+++ Material for the task +++
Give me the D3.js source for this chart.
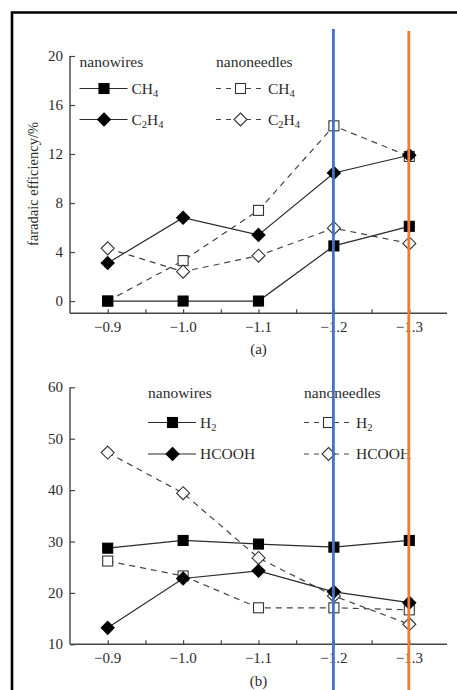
<!DOCTYPE html>
<html><head><meta charset="utf-8">
<script src="https://cdn.jsdelivr.net/npm/d3@7"></script>
<style>body{margin:0;background:#fff}svg{display:block}</style>
</head><body>
<script>
const potentials = [-0.9, -1.0, -1.1, -1.2, -1.3];
const xTickLabels = ["−0.9", "−1.0", "−1.1", "−1.2", "−1.3"];
const minorTicks = [-0.95, -1.05, -1.15, -1.25];
// panel (a)
const ch4Wires = [0, 0, 0, 4.5, 6.1];
const c2h4Wires = [3.1, 6.8, 5.4, 10.45, 11.9];
const ch4Needles = [0, 3.3, 7.4, 14.3, 11.8];
const c2h4Needles = [4.3, 2.4, 3.7, 5.95, 4.7];
const yTicksA = [0, 4, 8, 12, 16, 20];
// panel (b)
const h2Wires = [28.7, 30.2, 29.5, 28.9, 30.2];
const hcoohWires = [13.2, 22.8, 24.3, 20.2, 18.1];
const h2Needles = [26.2, 23.3, 17.1, 17.1, 16.7];
const hcoohNeedles = [47.3, 39.4, 26.8, 19.4, 13.9];
const yTicksB = [10, 20, 30, 40, 50, 60];
const yLabel = "faradaic efficiency/%";
const highlight = [{v: -1.2, color: "#4472C4"}, {v: -1.3, color: "#ED7D31"}];

const W = 457, H = 690;
const FONT = "'Liberation Serif', 'Times New Roman', Times, 'DejaVu Serif', serif";
const svg = d3.select("body").append("svg").attr("width", W).attr("height", H)
  .attr("font-family", FONT).style("font-family", FONT);
svg.append("rect").attr("width", W).attr("height", H).attr("fill", "#fff");

// frame border
svg.append("path").attr("d", `M12,${H} V12.5 H${W}`).attr("fill", "none").attr("stroke", "#000").attr("stroke-width", 2.6);

const x = d3.scaleLinear().domain([-0.85, -1.35]).range([70, 447]);
const axisColor = "#444";
const txt = "#2b2b2b";

function squareSym(g, cx, cy, filled) {
  g.append("rect").attr("x", cx - 5).attr("y", cy - 5).attr("width", 10).attr("height", 10)
    .attr("fill", filled ? "#000" : "#fff").attr("stroke", filled ? "#000" : "#333").attr("stroke-width", 1.1);
}
function diamondSym(g, cx, cy, filled) {
  const r = 6.5;
  g.append("path").attr("d", `M${cx},${cy - r} L${cx + r},${cy} L${cx},${cy + r} L${cx - r},${cy} Z`)
    .attr("fill", filled ? "#000" : "#fff").attr("stroke", filled ? "#000" : "#333").attr("stroke-width", 1.1);
}
function addText(g, xx, yy, s, size, anchor) {
  return g.append("text").attr("x", xx).attr("y", yy).attr("font-size", size)
    .attr("text-anchor", anchor || "start").attr("fill", txt).attr("font-family", FONT).text(s);
}

function panel(y, yTicks, series, label, labelY, legend) {
  const g = svg.append("g");
  const [y0, y1] = y.range();
  g.append("line").attr("x1", 70).attr("x2", 70).attr("y1", y0).attr("y2", y1).attr("stroke", axisColor).attr("stroke-width", 1.4);
  g.append("line").attr("x1", 70).attr("x2", 447).attr("y1", y0).attr("y2", y0).attr("stroke", axisColor).attr("stroke-width", 1.4);
  const ya = g.append("g").attr("transform", "translate(70,0)").call(d3.axisRight(y).tickValues(yTicks).tickSize(5).tickFormat(""));
  ya.select(".domain").remove();
  ya.selectAll("line").attr("stroke", axisColor).attr("stroke-width", 1.2);
  yTicks.forEach(t => addText(g, 63, y(t) + 5, t, 15, "end"));
  const xa = g.append("g").attr("transform", `translate(0,${y0})`).call(d3.axisTop(x).tickValues(potentials.concat(minorTicks)).tickSize(4).tickFormat(""));
  xa.select(".domain").remove();
  xa.selectAll("line").attr("stroke", axisColor).attr("stroke-width", 1.2);
  potentials.forEach((p, i) => addText(g, x(p), y0 + 19, xTickLabels[i], 15, "middle"));
  addText(g, x(-1.1), labelY, label, 15, "middle");

  const line = d3.line().x((d, i) => x(potentials[i])).y(d => y(d));
  series.forEach(s => {
    g.append("path").attr("d", line(s.values)).attr("fill", "none")
      .attr("stroke", s.filled ? "#2a2a2a" : "#444").attr("stroke-width", 1.2)
      .attr("stroke-dasharray", s.filled ? null : "6,5");
  });
  series.forEach(s => {
    s.values.forEach((v, i) => (s.shape === "sq" ? squareSym : diamondSym)(g, x(potentials[i]), y(v), s.filled));
  });

  legend.forEach(col => {
    addText(g, col.x, col.titleY, col.title, 15.5);
    col.items.forEach(it => {
      g.append("line").attr("x1", col.x).attr("x2", col.x + 48).attr("y1", it.y).attr("y2", it.y)
        .attr("stroke", col.filled ? "#2a2a2a" : "#444").attr("stroke-width", 1.2)
        .attr("stroke-dasharray", col.filled ? null : "5,5");
      (it.shape === "sq" ? squareSym : diamondSym)(g, col.x + 24.5, it.y, col.filled);
      const t = addText(g, col.x + 52, it.y + 5, "", 15.5);
      it.parts.forEach(p => {
        if (p.sub) t.append("tspan").attr("dy", 3).attr("font-size", 10.5).text(p.t);
        else t.append("tspan").attr("dy", p.after ? -3 : 0).text(p.t);
      });
    });
  });
}

const yA = d3.scaleLinear().domain([-1, 20]).range([313.3, 56]);
panel(yA, yTicksA, [
  {values: ch4Needles, shape: "sq", filled: false},
  {values: c2h4Needles, shape: "di", filled: false},
  {values: ch4Wires, shape: "sq", filled: true},
  {values: c2h4Wires, shape: "di", filled: true}
], "(a)", 354, [
  {x: 79.5, titleY: 67, title: "nanowires", filled: true, items: [
    {y: 88.5, shape: "sq", parts: [{t: "CH"}, {t: "4", sub: true}]},
    {y: 119.5, shape: "di", parts: [{t: "C"}, {t: "2", sub: true}, {t: "H", after: true}, {t: "4", sub: true}]}]},
  {x: 216, titleY: 67, title: "nanoneedles", filled: false, items: [
    {y: 88.5, shape: "sq", parts: [{t: "CH"}, {t: "4", sub: true}]},
    {y: 119.5, shape: "di", parts: [{t: "C"}, {t: "2", sub: true}, {t: "H", after: true}, {t: "4", sub: true}]}]}
]);
svg.append("text").attr("transform", "translate(38,184) rotate(-90)").attr("text-anchor", "middle")
  .attr("font-size", 14.5).attr("fill", txt).attr("font-family", FONT).text(yLabel);

const yB = d3.scaleLinear().domain([10, 60]).range([644.3, 387.3]);
panel(yB, yTicksB, [
  {values: h2Needles, shape: "sq", filled: false},
  {values: hcoohNeedles, shape: "di", filled: false},
  {values: h2Wires, shape: "sq", filled: true},
  {values: hcoohWires, shape: "di", filled: true}
], "(b)", 686, [
  {x: 148, titleY: 398, title: "nanowires", filled: true, items: [
    {y: 422.5, shape: "sq", parts: [{t: "H"}, {t: "2", sub: true}]},
    {y: 454, shape: "di", parts: [{t: "HCOOH"}]}]},
  {x: 304, titleY: 398, title: "nanoneedles", filled: false, items: [
    {y: 422.5, shape: "sq", parts: [{t: "H"}, {t: "2", sub: true}]},
    {y: 454, shape: "di", parts: [{t: "HCOOH"}]}]}
]);

highlight.forEach((h, i) => {
  svg.append("line").attr("x1", x(h.v) - 0.5).attr("x2", x(h.v) - 0.5).attr("y1", i === 0 ? 29 : 31).attr("y2", H)
    .attr("stroke", h.color).attr("stroke-width", 2.8);
});
</script>
</body></html>
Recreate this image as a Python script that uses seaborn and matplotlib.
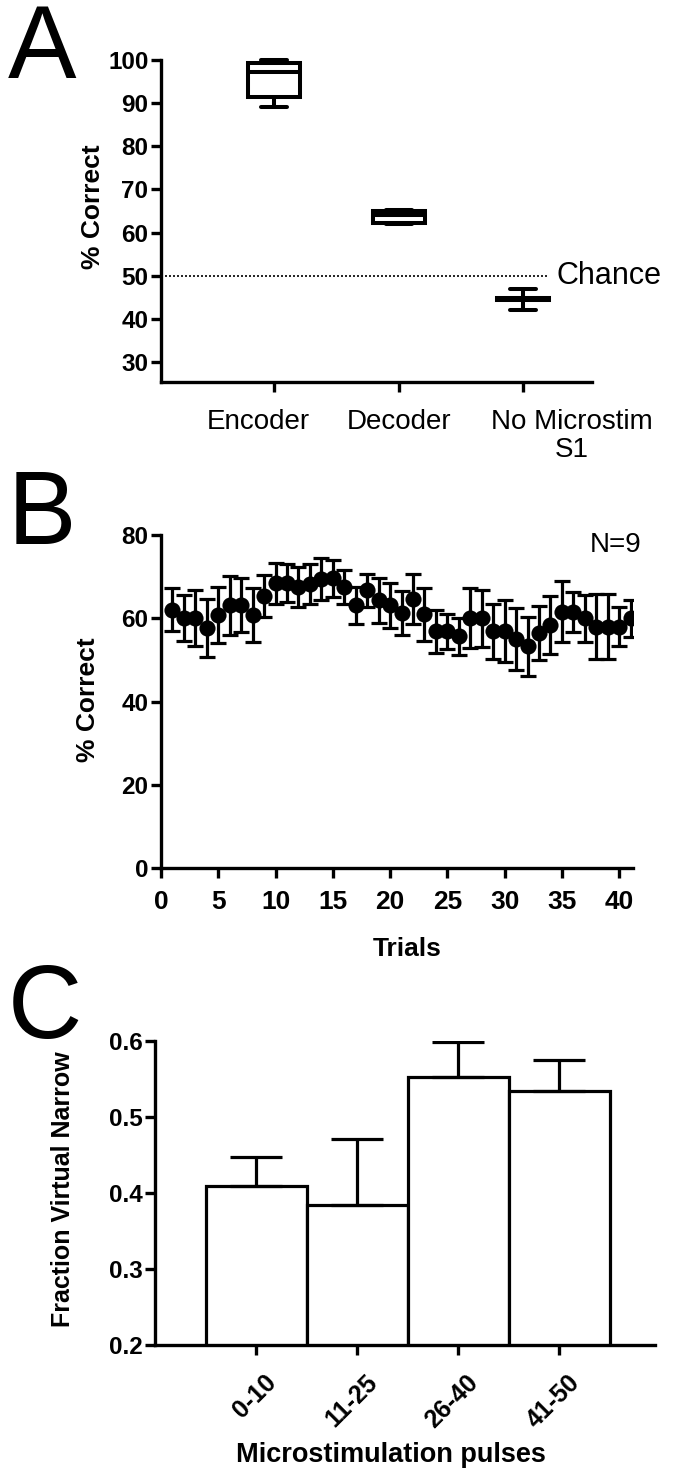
import matplotlib
matplotlib.use("Agg")
import matplotlib.pyplot as plt
import matplotlib.transforms as mtransforms
import numpy as np
import pandas as pd
import seaborn as sns

# -----------------------------
# Panel A: box plots of % correct
# -----------------------------
GROUPS = ["Encoder", "Decoder", "No Microstim\nS1"]
ENCODER_PCT = [89.0, 91.5, 97.2, 99.2, 100.0]
DECODER_PCT = [62.0, 62.2, 64.0, 65.0, 65.3]
NO_STIM_PCT = [42.0, 44.4, 44.6, 44.8, 47.0]
CHANCE = 50
A_YTICKS = [30, 40, 50, 60, 70, 80, 90, 100]

# -----------------------------
# Panel B: % correct per trial (mean +/- SEM)
# -----------------------------
TRIALS = list(range(1, 42))
PCT_MEAN = [62.1, 60.0, 60.0, 57.6, 60.8, 63.1, 63.1, 60.8, 65.3, 68.4,
            68.4, 67.5, 68.2, 69.4, 69.6, 67.5, 63.1, 66.7, 64.3, 63.1,
            61.2, 64.7, 61.0, 56.9, 56.9, 55.7, 60.0, 60.0, 56.9, 56.9,
            55.0, 53.3, 56.5, 58.4, 61.6, 61.6, 60.0, 58.0, 58.0, 58.0,
            60.0]
PCT_SEM = [5.1, 5.5, 6.7, 7.0, 6.8, 7.0, 6.5, 6.4, 5.0, 4.9,
           4.6, 4.8, 4.8, 5.0, 4.4, 4.0, 4.4, 3.9, 5.4, 5.5,
           5.3, 6.0, 6.4, 5.2, 4.2, 4.4, 7.2, 6.9, 6.6, 7.4,
           7.5, 7.1, 6.5, 6.9, 7.4, 4.8, 5.6, 7.8, 7.8, 4.7,
           4.4]
B_XTICKS = [0, 5, 10, 15, 20, 25, 30, 35, 40]
B_YTICKS = [0, 20, 40, 60, 80]
N_ANIMALS = 9

# -----------------------------
# Panel C: fraction virtual narrow vs pulses
# -----------------------------
PULSE_BINS = ["0-10", "11-25", "26-40", "41-50"]
FRAC_NARROW = [0.409, 0.384, 0.553, 0.534]
FRAC_SEM = [0.039, 0.087, 0.046, 0.041]
C_YTICKS = [0.2, 0.3, 0.4, 0.5, 0.6]

LW = 2.4
TICK_FS = 17.5
LABEL_FS = 19
# category label centres in panel A sit a bit off their ticks in the original
A_LABEL_X = [-0.13, 1.0, 2.39]


def style_axis(ax):
    sns.despine(ax=ax)
    for side in ["left", "bottom"]:
        ax.spines[side].set_linewidth(LW)
        ax.spines[side].set_color("black")
    ax.tick_params(axis="both", width=LW, length=7, labelsize=TICK_FS, pad=2,
                   color="black", labelcolor="black")
    for lab in ax.get_yticklabels():
        lab.set_fontweight("bold")


def panel_a(fig):
    ax = fig.add_axes([0.2392, 0.7405, 0.640, 0.2188])
    df = pd.DataFrame({
        "group": [GROUPS[0]] * len(ENCODER_PCT) + [GROUPS[1]] * len(DECODER_PCT)
        + [GROUPS[2]] * len(NO_STIM_PCT),
        "pct": ENCODER_PCT + DECODER_PCT + NO_STIM_PCT,
    })
    sns.boxplot(data=df, x="group", y="pct", order=GROUPS, ax=ax,
                width=0.42, whis=(0, 100), color="white", linecolor="black",
                linewidth=2.9, showfliers=False)
    for art in ax.lines + ax.patches:
        art.set_clip_on(False)

    ax.hlines(CHANCE, -0.91, 2.2, colors="black", linestyles=(0, (1.2, 1.2)), linewidth=1.2)
    ax.text(2.265, CHANCE, "Chance", fontsize=22, va="center", ha="left")

    ax.set_xlim(-0.91, 2.55)
    ax.set_ylim(25.4, 100)
    ax.set_yticks(A_YTICKS)
    ax.set_xlabel("")
    ax.set_ylabel("% Correct", fontsize=LABEL_FS, fontweight="bold")
    style_axis(ax)
    ax.tick_params(axis="x", length=7, labelbottom=False)
    for xpos, name in zip(A_LABEL_X, GROUPS):
        ax.text(xpos, -0.085, name, transform=ax.get_xaxis_transform(),
                fontsize=20, ha="center", va="top", multialignment="center",
                linespacing=1.1)
    ax.yaxis.set_label_coords(-0.13, 0.543)
    fig.text(0.012, 1 - 78 / 1472, "A", fontsize=74, va="baseline")


def panel_b(fig):
    ax = fig.add_axes([0.2392, 0.4103, 0.7013, 0.2262])
    ax.errorbar(TRIALS, PCT_MEAN, yerr=PCT_SEM, fmt="none", ecolor="black",
                elinewidth=2.3, capsize=5.8, capthick=2.3, zorder=2)
    sns.scatterplot(x=TRIALS, y=PCT_MEAN, ax=ax, color="black", s=135,
                    edgecolor="black", linewidth=0, zorder=3)
    ax.set_xlim(0, 41.2)
    ax.set_ylim(0, 80)
    ax.set_xticks(B_XTICKS)
    ax.set_yticks(B_YTICKS)
    ax.set_xlabel("Trials", fontsize=LABEL_FS, fontweight="bold")
    ax.set_ylabel("% Correct", fontsize=LABEL_FS, fontweight="bold")
    style_axis(ax)
    ax.tick_params(axis="x", labelsize=19, pad=9)
    for lab in ax.get_xticklabels():
        lab.set_fontweight("bold")
    ax.xaxis.set_label_coords(0.521, -0.207)
    ax.yaxis.set_label_coords(-0.129, 0.505)
    ax.text(1.019, 0.949, f"N={N_ANIMALS}", transform=ax.transAxes,
            fontsize=20, ha="right", va="baseline")
    fig.text(0.012, 1 - 544 / 1472, "B", fontsize=74, va="baseline")


def panel_c(fig):
    ax = fig.add_axes([0.2303, 0.0863, 0.743, 0.2065])
    sns.barplot(x=PULSE_BINS, y=FRAC_NARROW, ax=ax, color="white", saturation=1,
                edgecolor="black", linewidth=2.3, width=1.0, errorbar=None)
    ax.errorbar(range(len(PULSE_BINS)), FRAC_NARROW,
                yerr=[np.zeros(len(FRAC_SEM)), FRAC_SEM], fmt="none",
                ecolor="black", elinewidth=2.3, capsize=19, capthick=2.3)
    ax.set_xlim(-1.0, 3.95)
    ax.set_ylim(0.2, 0.6)
    ax.set_yticks(C_YTICKS)
    ax.set_xlabel("Microstimulation pulses", fontsize=LABEL_FS + 0.5, fontweight="bold")
    ax.set_ylabel("Fraction Virtual Narrow", fontsize=18, fontweight="bold")
    style_axis(ax)
    ax.tick_params(axis="x", labelsize=18, pad=11)
    shift = mtransforms.ScaledTranslation(0.08, 0, fig.dpi_scale_trans)
    for lab in ax.get_xticklabels():
        lab.set_fontweight("bold")
        lab.set_rotation(45)
        lab.set_ha("right")
        lab.set_va("top")
        lab.set_rotation_mode("anchor")
        lab.set_transform(lab.get_transform() + shift)
    ax.xaxis.set_label_coords(0.472, -0.319)
    ax.yaxis.set_label_coords(-0.16, 0.513)
    fig.text(0.012, 1 - 1038 / 1472, "C", fontsize=74, va="baseline")


def main():
    sns.set_style("ticks")
    plt.rcParams["font.family"] = ["Liberation Sans", "DejaVu Sans"]
    plt.rcParams["text.color"] = "black"
    plt.rcParams["axes.labelcolor"] = "black"
    fig = plt.figure(figsize=(6.73, 14.72), dpi=100)
    panel_a(fig)
    panel_b(fig)
    panel_c(fig)
    fig.savefig("out.png", dpi=100)
    plt.close(fig)


if __name__ == "__main__":
    main()
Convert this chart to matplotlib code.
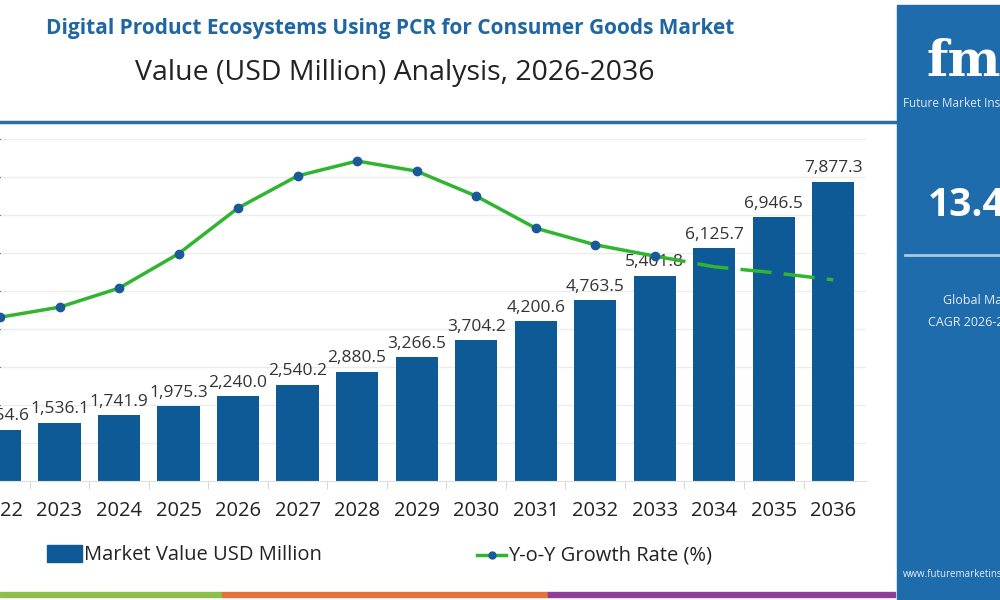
+++
### Exercise goal
Give back only the lines from the one holding "Recreate this image" through the one holding "A_LABEL_X = [-0.13, 1.0, 2.39]", both kept, exactly as written. Omit the images.

### Finished answer
Recreate this image as a Python script that uses seaborn and matplotlib.
import matplotlib
matplotlib.use("Agg")
import matplotlib.pyplot as plt
import matplotlib.transforms as mtransforms
import numpy as np
import pandas as pd
import seaborn as sns

# -----------------------------
# Panel A: box plots of % correct
# -----------------------------
GROUPS = ["Encoder", "Decoder", "No Microstim\nS1"]
ENCODER_PCT = [89.0, 91.5, 97.2, 99.2, 100.0]
DECODER_PCT = [62.0, 62.2, 64.0, 65.0, 65.3]
NO_STIM_PCT = [42.0, 44.4, 44.6, 44.8, 47.0]
CHANCE = 50
A_YTICKS = [30, 40, 50, 60, 70, 80, 90, 100]

# -----------------------------
# Panel B: % correct per trial (mean +/- SEM)
# -----------------------------
TRIALS = list(range(1, 42))
PCT_MEAN = [62.1, 60.0, 60.0, 57.6, 60.8, 63.1, 63.1, 60.8, 65.3, 68.4,
            68.4, 67.5, 68.2, 69.4, 69.6, 67.5, 63.1, 66.7, 64.3, 63.1,
            61.2, 64.7, 61.0, 56.9, 56.9, 55.7, 60.0, 60.0, 56.9, 56.9,
            55.0, 53.3, 56.5, 58.4, 61.6, 61.6, 60.0, 58.0, 58.0, 58.0,
            60.0]
PCT_SEM = [5.1, 5.5, 6.7, 7.0, 6.8, 7.0, 6.5, 6.4, 5.0, 4.9,
           4.6, 4.8, 4.8, 5.0, 4.4, 4.0, 4.4, 3.9, 5.4, 5.5,
           5.3, 6.0, 6.4, 5.2, 4.2, 4.4, 7.2, 6.9, 6.6, 7.4,
           7.5, 7.1, 6.5, 6.9, 7.4, 4.8, 5.6, 7.8, 7.8, 4.7,
           4.4]
B_XTICKS = [0, 5, 10, 15, 20, 25, 30, 35, 40]
B_YTICKS = [0, 20, 40, 60, 80]
N_ANIMALS = 9

# -----------------------------
# Panel C: fraction virtual narrow vs pulses
# -----------------------------
PULSE_BINS = ["0-10", "11-25", "26-40", "41-50"]
FRAC_NARROW = [0.409, 0.384, 0.553, 0.534]
FRAC_SEM = [0.039, 0.087, 0.046, 0.041]
C_YTICKS = [0.2, 0.3, 0.4, 0.5, 0.6]

LW = 2.4
TICK_FS = 17.5
LABEL_FS = 19
# category label centres in panel A sit a bit off their ticks in the original
A_LABEL_X = [-0.13, 1.0, 2.39]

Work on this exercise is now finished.